The Muslim Students Association (MSA) organized “Being Black and Muslim,” a roundtable discussion in Lower Herrick Feb. 26 at 7 p.m. with social activists Margari Aziza Hill and Umar Hakim, two black and Muslim-identifying individuals. MSA executive board members Karim Sharif* (junior) and Izzie Ojeda (senior) posed questions to Hill and Hakim, intending to illuminate the experiences on Occidental’s campus of those identifying as Black and Muslim. The discussion centered around issues of activism, faith and community. The Black Student Alliance (BSA) and the Office of Religious and Spiritual Life sponsored the event, and approximately 30 students attended, according to Sharif and Ojeda.
Hill is the co-founder and programming director of Muslim Anti-Racism Collaborative (MuslimArc), a professor and a writer. Hakim works with the ILM Foundation, an organization working to counter homelessness, hunger, domestic abuse and mass incarceration. Both Hill and Hakim converted to Islam in their late teens.
MSA began making arrangements for the event at the start of Fall 2016. Inspired by a Black History Month event in 2016 –– a discussion BSA organized focusing on the erasure of intersecting black and Latinx identities –– Ojeda and Sharif wanted to shed light on a topic they believe is not often discussed
“There are marginalized aspects within the black community that don’t get acknowledged. Black Muslims have contributed a lot [to the Black community] and have not been acknowledged,” Ojeda said.
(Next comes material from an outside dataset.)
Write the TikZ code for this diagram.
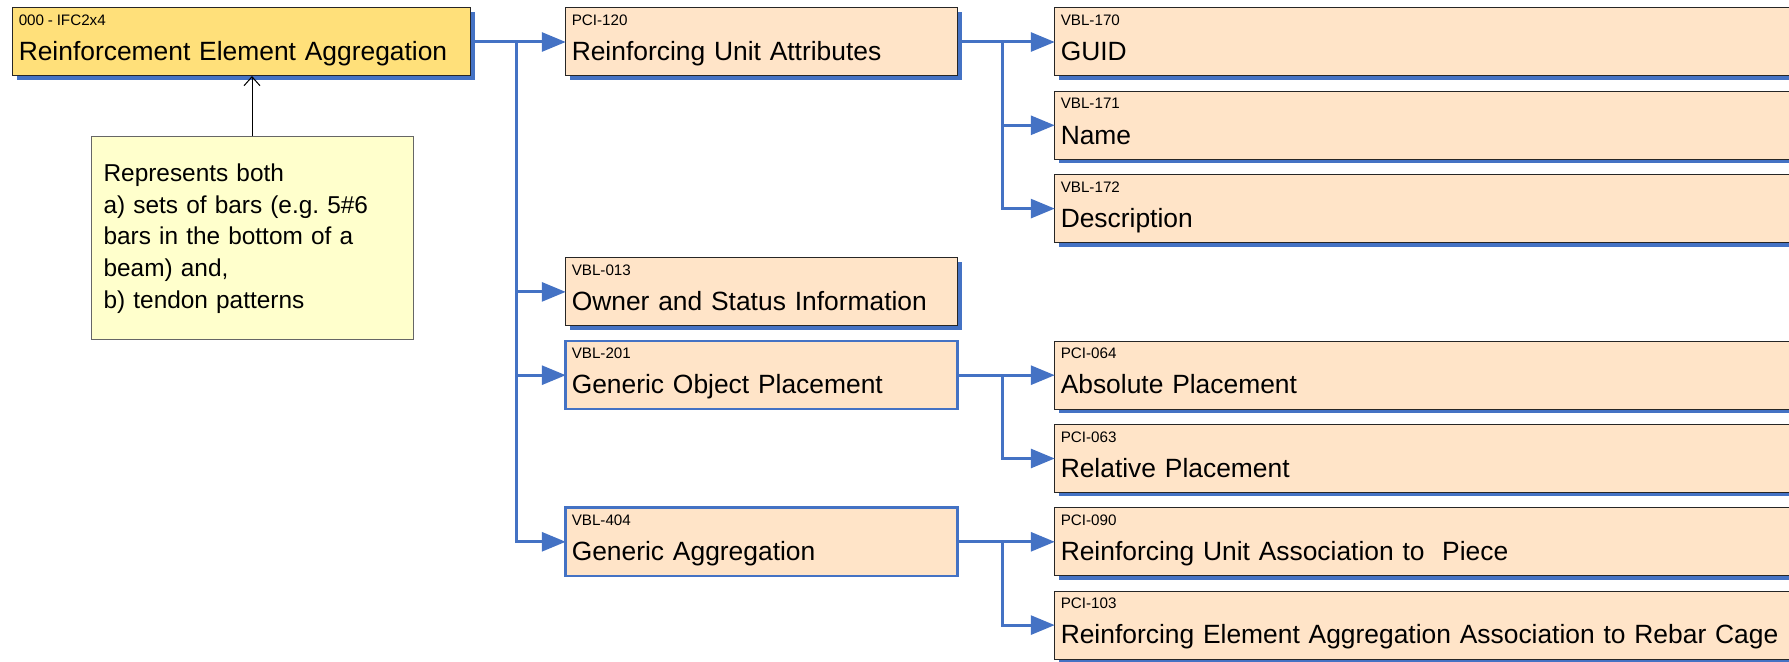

Hill spoke at length about the misrepresentations of Muslims around the world and the exclusion of black Muslims from that narrative. She listed statistics: one-third of the world’s Muslims are black, fifteen percent of Muslims are sub-Saharan African, and around 19 percent are Arab. To Hill, these statistics indicate that the intersections of Islamophobia and racism are under-acknowledged. Hill used these statistics to examine the disconnect between facts and political discourse –– the amount of black Muslims around the world is huge, yet major media outlets rarely publicize their experiences.
Hill and Hakim addressed the combination of racism and Islamophobia. As an academic, Hill researches and studies four tropes of black Muslims.
“[The tropes include] the ‘jailbird jihadi,’ a radicalized Muslim inmate … the ‘burka bandit,’ a Muslim woman who uses her hijab to hide her identity and commit robberies … the ‘Somali shebab,’ a radicalized young Somali man … and the ‘undocumented West-African,’ a street vendor who is over-policed” Hill said.
Hakim’s early experiences with Islamophobia originated from his community in Compton. While growing up, Hakim first encountered Islam through the Nation of Islam, a black Muslim group that arose in the 1930s that focuses on black liberation in America through Islam. Hakim lost friends due to his faith. Some members of his community thought that converting to Islam would send him to hell. Hakim explained that after the attack on the World Trade Center in 2001, Islamophobia became ubiquitous, no longer confined to Compton.
“I faced Islamophobia mostly from my own community because I stepped out of the Christian mindframe,” Hakim said.
Hakim recalled that when he converted to Islam, many in his community believed he was a radical. Becoming Muslim meant recognizing another form of God than the Christian God, and therefore represented a betrayal to fundamental Christian belief.
When questioned about which aspect of their identity is most essential to who they are, Hakim and Hill acknowledged the impossibility of choosing.
“I was black for 18 years before I was Muslim, and I can’t hide that I’m black,” Hill said.
For both Hakim and Hill, code-switching, the process of altering and emphasizing different parts of their identities depending on context, is part of daily life. Instead of seeing this as a way of betraying who he is, Hakim sees it as a balance.
“I know I’m a black man in the United States, I know I’m from Compton, I know I’m a Muslim. It’s all about remaining authentic,” Hakim said.
Ojeda and Sharif considered the event an enormous success, both because of the amount of people in attendance and the quality of the discussion. Hill and Hakim were able to play off each other’s specialties –– academic research and community outreach, respectively –– providing a well-rounded discussion.
“It was important to have an opportunity where lived experience met political ideology and academics. It was about numbers, facts, legal statuses and lived experiences,” Sharif said.
MSA altered the design of the event in light of the 2016 Presidential election to involve more education and activism. Reporters from the Atlantic and Aljazeera have criticized President Donald Trump for his Islamophobic rhetoric throughout his campaign and into his presidency. Since his executive order calling for a ban of immigrants from seven countries, legal agencies and states have sued Trump. In the current political climate, MSA is trying to balance activism with self-preservation.
“This event took on a new meaning from when we originally conceived it last year. Before, we wanted to highlight people who have traditionally been erased from a narrative … [After the election] it took on a new urgency,” Ojeda said.